A pesquisa mostra ainda que 59% dos entrevistados acreditam que decotes e saias curtas, em situações corriqueiras, põem em risco a credibilidade da mulher. "Se a credibilidade é associada à roupa, é outra prova de que a sociedade continua machista", afirma Maria Rita. A titular da Delegacia da Mulher, Daniela Antunes Andra-de, lembra que ainda hoje aparecem homens na delegacia dizendo que estupraram determinada mulher porque ela estava de minissaia. "É um absurdo. Eles tentam transformar a vítima em criminosa, mas isso nunca é levado em conta no processo. E, por incrível que pareça, tem mulheres que chegam a pensar da mesma maneira", comenta Daniela.

A opinião dos entrevistados é quase unânime em relação às atitudes tomadas pelos colegas de Geisy: 95% acreditam que a agressão por parte deles não pode ser justificada em decorrência do vestido da aluna.
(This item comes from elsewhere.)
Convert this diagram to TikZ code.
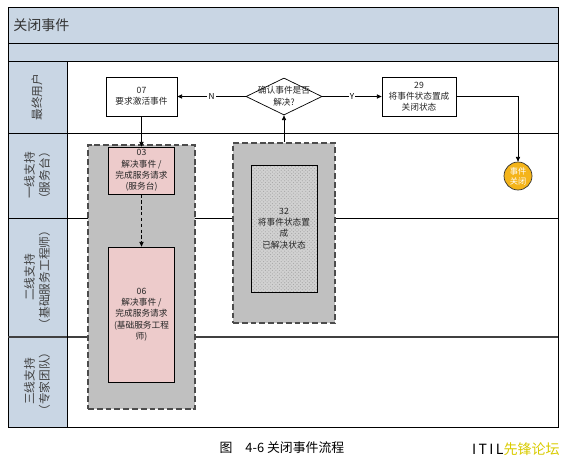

As ideias se dividem, contudo, sobre a atitude da Uniban: 31% acreditam que todos (incluindo Geisy) deveriam ser suspensos, 30% acham que a universidade errou e 28% concordam que os agressores deveriam ser expulsos. "Expulsão só em casos graves, talvez coubesse um tipo de advertência à aluna, até porque, acredito que além do vestido, outro tipo de contratempo deve ter ocorrido. Também penso que o ambiente acadêmico não é para ser um espaço de exibicionismo", afirma o advogado constitucionalista Fernando Knoer.

O reitor da Uniban foi procurado para uma entrevista, mas, por meio da assessoria de imprensa, disse que a universidade não vai, por enquanto, se pronunciar mais sobre o caso.